Task requirements ▸ No images are to be carried over; print all other material exactly as it stands.

Given information ▸
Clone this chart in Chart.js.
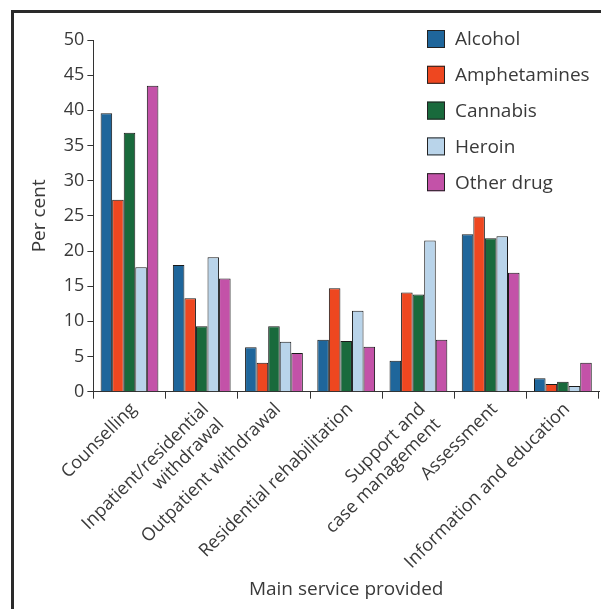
<!DOCTYPE html>
<html>
<head>
<meta charset="utf-8">
<script src="https://cdn.jsdelivr.net/npm/chart.js@4/dist/chart.umd.min.js"></script>
<style>
  html, body { margin: 0; padding: 0; background: #ffffff; overflow: hidden; }
  canvas { display: block; }
</style>
</head>
<body>
<canvas id="chart" width="601" height="609"></canvas>
<script>
const categories = [
  "Counselling",
  ["Inpatient/residential", "withdrawal"],
  "Outpatient withdrawal",
  "Residential rehabilitation",
  ["Support and", "case management"],
  "Assessment",
  "Information and education"
];
const seriesNames = ["Alcohol", "Amphetamines", "Cannabis", "Heroin", "Other drug"];
const seriesColors = ["#1f669b", "#ee4720", "#196a3c", "#b9d4ea", "#c352a8"];

const alcohol = [39.6, 18.0, 6.3, 7.4, 4.4, 22.4, 1.9];
const amphetamines = [27.3, 13.3, 4.1, 14.7, 14.1, 24.9, 1.1];
const cannabis = [36.8, 9.3, 9.3, 7.2, 13.8, 21.8, 1.4];
const heroin = [17.7, 19.1, 7.1, 11.5, 21.5, 22.1, 0.8];
const otherDrug = [43.5, 16.1, 5.5, 6.4, 7.4, 16.9, 4.1];

const yTicks = [0, 5, 10, 15, 20, 25, 30, 35, 40, 45, 50];

const textColor = "#3a3a3a";
const fontFamily = "'Open Sans', 'Noto Sans', sans-serif";

// thick frame on the top and left edges of the figure
const figureFrame = {
  id: "figureFrame",
  beforeDraw(chart) {
    const ctx = chart.ctx;
    ctx.save();
    ctx.strokeStyle = "#2a2a2a";
    ctx.lineWidth = 3;
    ctx.beginPath();
    ctx.moveTo(12.5, chart.height);
    ctx.lineTo(12.5, 11.5);
    ctx.lineTo(chart.width, 11.5);
    ctx.stroke();
    ctx.restore();
  }
};

// legend drawn inside the plot, top right, one entry per row
const insideLegend = {
  id: "insideLegend",
  afterDraw(chart) {
    const ctx = chart.ctx;
    const left = 427;
    const top = 30;
    const rowGap = 35.8;
    const box = 18;
    ctx.save();
    ctx.font = "19px " + fontFamily;
    ctx.textBaseline = "middle";
    chart.data.datasets.forEach((ds, i) => {
      const y = top + i * rowGap;
      ctx.fillStyle = ds.backgroundColor;
      ctx.fillRect(left, y, box, box);
      ctx.strokeStyle = "#222222";
      ctx.lineWidth = 1;
      ctx.strokeRect(left + 0.5, y + 0.5, box - 1, box - 1);
      ctx.fillStyle = textColor;
      ctx.fillText(ds.label, left + 28, y + box / 2 + 1);
    });
    ctx.restore();
  }
};

function buildDatasets() {
  const values = [alcohol, amphetamines, cannabis, heroin, otherDrug];
  return seriesNames.map((name, i) => ({
    label: name,
    data: values[i],
    backgroundColor: seriesColors[i],
    borderColor: "#1a1a1a",
    borderWidth: 1,
    categoryPercentage: 0.8,
    barPercentage: 1.0
  }));
}

new Chart(document.getElementById("chart"), {
  type: "bar",
  data: {
    labels: categories,
    datasets: buildDatasets()
  },
  options: {
    responsive: false,
    animation: false,
    layout: {
      padding: { top: 40, right: 2, bottom: 8, left: 28 }
    },
    plugins: {
      legend: { display: false },
      tooltip: { enabled: false }
    },
    scales: {
      x: {
        // rotated labels reserve more room than they use
        afterFit(scale) {
          scale.height -= 10;
        },
        grid: {
          display: true,
          offset: true,
          drawOnChartArea: false,
          tickLength: 7,
          color: "#333333"
        },
        border: { display: true, color: "#333333", width: 1 },
        ticks: {
          color: textColor,
          font: { family: fontFamily, size: 18 },
          minRotation: 45,
          maxRotation: 45,
          autoSkip: false,
          padding: 0,
          labelOffset: 4
        },
        title: {
          display: true,
          text: "Main service provided",
          color: textColor,
          font: { family: fontFamily, size: 19 },
          padding: { top: 0, bottom: 0 }
        }
      },
      y: {
        min: 0,
        max: 50,
        afterBuildTicks(scale) {
          scale.ticks = yTicks.map((v) => ({ value: v }));
        },
        grid: {
          drawOnChartArea: false,
          tickLength: 6,
          color: "#333333"
        },
        border: { display: true, color: "#333333", width: 1 },
        ticks: {
          color: textColor,
          font: { family: fontFamily, size: 18 },
          padding: 3
        },
        title: {
          display: true,
          text: "Per cent",
          color: textColor,
          font: { family: fontFamily, size: 19 },
          padding: { top: 0, bottom: 10 }
        }
      }
    }
  },
  plugins: [figureFrame, insideLegend]
});
</script>
</body>
</html>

Result for this exercise ▸
Clone this chart in Chart.js.
<!DOCTYPE html>
<html>
<head>
<meta charset="utf-8">
<script src="https://cdn.jsdelivr.net/npm/chart.js@4/dist/chart.umd.min.js"></script>
<style>
  html, body { margin: 0; padding: 0; background: #ffffff; overflow: hidden; }
  canvas { display: block; }
</style>
</head>
<body>
<canvas id="chart" width="601" height="609"></canvas>
<script>
const categories = [
  "Counselling",
  ["Inpatient/residential", "withdrawal"],
  "Outpatient withdrawal",
  "Residential rehabilitation",
  ["Support and", "case management"],
  "Assessment",
  "Information and education"
];
const seriesNames = ["Alcohol", "Amphetamines", "Cannabis", "Heroin", "Other drug"];
const seriesColors = ["#1f669b", "#ee4720", "#196a3c", "#b9d4ea", "#c352a8"];

const alcohol = [39.6, 18.0, 6.3, 7.4, 4.4, 22.4, 1.9];
const amphetamines = [27.3, 13.3, 4.1, 14.7, 14.1, 24.9, 1.1];
const cannabis = [36.8, 9.3, 9.3, 7.2, 13.8, 21.8, 1.4];
const heroin = [17.7, 19.1, 7.1, 11.5, 21.5, 22.1, 0.8];
const otherDrug = [43.5, 16.1, 5.5, 6.4, 7.4, 16.9, 4.1];

const yTicks = [0, 5, 10, 15, 20, 25, 30, 35, 40, 45, 50];

const textColor = "#3a3a3a";
const fontFamily = "'Open Sans', 'Noto Sans', sans-serif";

// thick frame on the top and left edges of the figure
const figureFrame = {
  id: "figureFrame",
  beforeDraw(chart) {
    const ctx = chart.ctx;
    ctx.save();
    ctx.strokeStyle = "#2a2a2a";
    ctx.lineWidth = 3;
    ctx.beginPath();
    ctx.moveTo(12.5, chart.height);
    ctx.lineTo(12.5, 11.5);
    ctx.lineTo(chart.width, 11.5);
    ctx.stroke();
    ctx.restore();
  }
};

// legend drawn inside the plot, top right, one entry per row
const insideLegend = {
  id: "insideLegend",
  afterDraw(chart) {
    const ctx = chart.ctx;
    const left = 427;
    const top = 30;
    const rowGap = 35.8;
    const box = 18;
    ctx.save();
    ctx.font = "19px " + fontFamily;
    ctx.textBaseline = "middle";
    chart.data.datasets.forEach((ds, i) => {
      const y = top + i * rowGap;
      ctx.fillStyle = ds.backgroundColor;
      ctx.fillRect(left, y, box, box);
      ctx.strokeStyle = "#222222";
      ctx.lineWidth = 1;
      ctx.strokeRect(left + 0.5, y + 0.5, box - 1, box - 1);
      ctx.fillStyle = textColor;
      ctx.fillText(ds.label, left + 28, y + box / 2 + 1);
    });
    ctx.restore();
  }
};

function buildDatasets() {
  const values = [alcohol, amphetamines, cannabis, heroin, otherDrug];
  return seriesNames.map((name, i) => ({
    label: name,
    data: values[i],
    backgroundColor: seriesColors[i],
    borderColor: "#1a1a1a",
    borderWidth: 1,
    categoryPercentage: 0.8,
    barPercentage: 1.0
  }));
}

new Chart(document.getElementById("chart"), {
  type: "bar",
  data: {
    labels: categories,
    datasets: buildDatasets()
  },
  options: {
    responsive: false,
    animation: false,
    layout: {
      padding: { top: 40, right: 2, bottom: 8, left: 28 }
    },
    plugins: {
      legend: { display: false },
      tooltip: { enabled: false }
    },
    scales: {
      x: {
        // rotated labels reserve more room than they use
        afterFit(scale) {
          scale.height -= 10;
        },
        grid: {
          display: true,
          offset: true,
          drawOnChartArea: false,
          tickLength: 7,
          color: "#333333"
        },
        border: { display: true, color: "#333333", width: 1 },
        ticks: {
          color: textColor,
          font: { family: fontFamily, size: 18 },
          minRotation: 45,
          maxRotation: 45,
          autoSkip: false,
          padding: 0,
          labelOffset: 4
        },
        title: {
          display: true,
          text: "Main service provided",
          color: textColor,
          font: { family: fontFamily, size: 19 },
          padding: { top: 0, bottom: 0 }
        }
      },
      y: {
        min: 0,
        max: 50,
        afterBuildTicks(scale) {
          scale.ticks = yTicks.map((v) => ({ value: v }));
        },
        grid: {
          drawOnChartArea: false,
          tickLength: 6,
          color: "#333333"
        },
        border: { display: true, color: "#333333", width: 1 },
        ticks: {
          color: textColor,
          font: { family: fontFamily, size: 18 },
          padding: 3
        },
        title: {
          display: true,
          text: "Per cent",
          color: textColor,
          font: { family: fontFamily, size: 19 },
          padding: { top: 0, bottom: 10 }
        }
      }
    }
  },
  plugins: [figureFrame, insideLegend]
});
</script>
</body>
</html>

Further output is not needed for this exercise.